> **Stated problem**: Each line below is to be written out in full, exactly as shown.

═════ Raw data

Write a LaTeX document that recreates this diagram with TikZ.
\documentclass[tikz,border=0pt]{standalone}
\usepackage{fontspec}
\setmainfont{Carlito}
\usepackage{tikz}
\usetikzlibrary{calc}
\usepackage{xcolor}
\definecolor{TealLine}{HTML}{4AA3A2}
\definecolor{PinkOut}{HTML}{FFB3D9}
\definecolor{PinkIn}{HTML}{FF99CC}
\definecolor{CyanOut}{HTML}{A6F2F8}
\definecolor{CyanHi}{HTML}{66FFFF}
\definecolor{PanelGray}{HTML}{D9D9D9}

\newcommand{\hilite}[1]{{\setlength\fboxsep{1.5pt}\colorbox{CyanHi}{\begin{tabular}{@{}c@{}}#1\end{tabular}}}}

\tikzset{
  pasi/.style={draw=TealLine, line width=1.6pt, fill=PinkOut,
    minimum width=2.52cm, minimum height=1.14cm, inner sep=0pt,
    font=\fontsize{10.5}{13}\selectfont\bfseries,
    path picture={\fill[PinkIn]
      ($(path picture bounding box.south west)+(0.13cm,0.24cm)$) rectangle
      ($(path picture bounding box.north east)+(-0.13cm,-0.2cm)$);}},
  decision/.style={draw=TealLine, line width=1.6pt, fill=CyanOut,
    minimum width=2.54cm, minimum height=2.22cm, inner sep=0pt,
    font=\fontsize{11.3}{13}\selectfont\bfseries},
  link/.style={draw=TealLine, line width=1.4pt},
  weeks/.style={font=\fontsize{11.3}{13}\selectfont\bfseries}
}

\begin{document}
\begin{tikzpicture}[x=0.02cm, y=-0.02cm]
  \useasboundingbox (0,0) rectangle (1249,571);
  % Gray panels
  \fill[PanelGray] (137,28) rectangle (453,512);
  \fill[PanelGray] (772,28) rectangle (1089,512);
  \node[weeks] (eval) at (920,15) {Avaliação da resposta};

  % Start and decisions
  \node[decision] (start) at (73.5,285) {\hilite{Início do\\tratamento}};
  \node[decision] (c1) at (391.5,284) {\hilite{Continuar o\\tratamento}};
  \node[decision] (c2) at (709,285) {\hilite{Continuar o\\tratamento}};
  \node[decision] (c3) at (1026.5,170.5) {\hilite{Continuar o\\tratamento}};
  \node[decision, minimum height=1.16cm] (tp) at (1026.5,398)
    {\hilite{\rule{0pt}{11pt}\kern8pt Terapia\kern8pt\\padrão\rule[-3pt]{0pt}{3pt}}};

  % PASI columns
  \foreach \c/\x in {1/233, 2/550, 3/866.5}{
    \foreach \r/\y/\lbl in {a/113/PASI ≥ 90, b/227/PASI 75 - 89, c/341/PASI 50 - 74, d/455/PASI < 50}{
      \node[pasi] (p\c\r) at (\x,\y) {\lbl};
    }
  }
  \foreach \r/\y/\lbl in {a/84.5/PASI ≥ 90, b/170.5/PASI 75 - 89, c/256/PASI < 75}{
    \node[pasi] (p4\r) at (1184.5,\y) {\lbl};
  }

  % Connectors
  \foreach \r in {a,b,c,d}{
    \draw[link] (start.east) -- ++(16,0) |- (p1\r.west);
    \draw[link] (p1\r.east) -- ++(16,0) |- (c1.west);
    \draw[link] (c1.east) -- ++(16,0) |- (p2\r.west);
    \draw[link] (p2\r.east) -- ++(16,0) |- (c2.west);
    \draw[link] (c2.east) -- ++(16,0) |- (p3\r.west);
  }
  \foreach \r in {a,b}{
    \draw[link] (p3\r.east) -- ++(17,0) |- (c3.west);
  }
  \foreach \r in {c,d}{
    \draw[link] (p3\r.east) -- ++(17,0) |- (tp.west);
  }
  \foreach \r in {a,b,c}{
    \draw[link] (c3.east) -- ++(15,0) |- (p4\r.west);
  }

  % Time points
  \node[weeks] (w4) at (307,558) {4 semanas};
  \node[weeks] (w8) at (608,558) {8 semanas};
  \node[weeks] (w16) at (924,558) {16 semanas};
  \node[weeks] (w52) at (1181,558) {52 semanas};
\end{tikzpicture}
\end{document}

══════════

> **Result of this exercise**:
Write a LaTeX document that recreates this diagram with TikZ.
\documentclass[tikz,border=0pt]{standalone}
\usepackage{fontspec}
\setmainfont{Carlito}
\usepackage{tikz}
\usetikzlibrary{calc}
\usepackage{xcolor}
\definecolor{TealLine}{HTML}{4AA3A2}
\definecolor{PinkOut}{HTML}{FFB3D9}
\definecolor{PinkIn}{HTML}{FF99CC}
\definecolor{CyanOut}{HTML}{A6F2F8}
\definecolor{CyanHi}{HTML}{66FFFF}
\definecolor{PanelGray}{HTML}{D9D9D9}

\newcommand{\hilite}[1]{{\setlength\fboxsep{1.5pt}\colorbox{CyanHi}{\begin{tabular}{@{}c@{}}#1\end{tabular}}}}

\tikzset{
  pasi/.style={draw=TealLine, line width=1.6pt, fill=PinkOut,
    minimum width=2.52cm, minimum height=1.14cm, inner sep=0pt,
    font=\fontsize{10.5}{13}\selectfont\bfseries,
    path picture={\fill[PinkIn]
      ($(path picture bounding box.south west)+(0.13cm,0.24cm)$) rectangle
      ($(path picture bounding box.north east)+(-0.13cm,-0.2cm)$);}},
  decision/.style={draw=TealLine, line width=1.6pt, fill=CyanOut,
    minimum width=2.54cm, minimum height=2.22cm, inner sep=0pt,
    font=\fontsize{11.3}{13}\selectfont\bfseries},
  link/.style={draw=TealLine, line width=1.4pt},
  weeks/.style={font=\fontsize{11.3}{13}\selectfont\bfseries}
}

\begin{document}
\begin{tikzpicture}[x=0.02cm, y=-0.02cm]
  \useasboundingbox (0,0) rectangle (1249,571);
  % Gray panels
  \fill[PanelGray] (137,28) rectangle (453,512);
  \fill[PanelGray] (772,28) rectangle (1089,512);
  \node[weeks] (eval) at (920,15) {Avaliação da resposta};

  % Start and decisions
  \node[decision] (start) at (73.5,285) {\hilite{Início do\\tratamento}};
  \node[decision] (c1) at (391.5,284) {\hilite{Continuar o\\tratamento}};
  \node[decision] (c2) at (709,285) {\hilite{Continuar o\\tratamento}};
  \node[decision] (c3) at (1026.5,170.5) {\hilite{Continuar o\\tratamento}};
  \node[decision, minimum height=1.16cm] (tp) at (1026.5,398)
    {\hilite{\rule{0pt}{11pt}\kern8pt Terapia\kern8pt\\padrão\rule[-3pt]{0pt}{3pt}}};

  % PASI columns
  \foreach \c/\x in {1/233, 2/550, 3/866.5}{
    \foreach \r/\y/\lbl in {a/113/PASI ≥ 90, b/227/PASI 75 - 89, c/341/PASI 50 - 74, d/455/PASI < 50}{
      \node[pasi] (p\c\r) at (\x,\y) {\lbl};
    }
  }
  \foreach \r/\y/\lbl in {a/84.5/PASI ≥ 90, b/170.5/PASI 75 - 89, c/256/PASI < 75}{
    \node[pasi] (p4\r) at (1184.5,\y) {\lbl};
  }

  % Connectors
  \foreach \r in {a,b,c,d}{
    \draw[link] (start.east) -- ++(16,0) |- (p1\r.west);
    \draw[link] (p1\r.east) -- ++(16,0) |- (c1.west);
    \draw[link] (c1.east) -- ++(16,0) |- (p2\r.west);
    \draw[link] (p2\r.east) -- ++(16,0) |- (c2.west);
    \draw[link] (c2.east) -- ++(16,0) |- (p3\r.west);
  }
  \foreach \r in {a,b}{
    \draw[link] (p3\r.east) -- ++(17,0) |- (c3.west);
  }
  \foreach \r in {c,d}{
    \draw[link] (p3\r.east) -- ++(17,0) |- (tp.west);
  }
  \foreach \r in {a,b,c}{
    \draw[link] (c3.east) -- ++(15,0) |- (p4\r.west);
  }

  % Time points
  \node[weeks] (w4) at (307,558) {4 semanas};
  \node[weeks] (w8) at (608,558) {8 semanas};
  \node[weeks] (w16) at (924,558) {16 semanas};
  \node[weeks] (w52) at (1181,558) {52 semanas};
\end{tikzpicture}
\end{document}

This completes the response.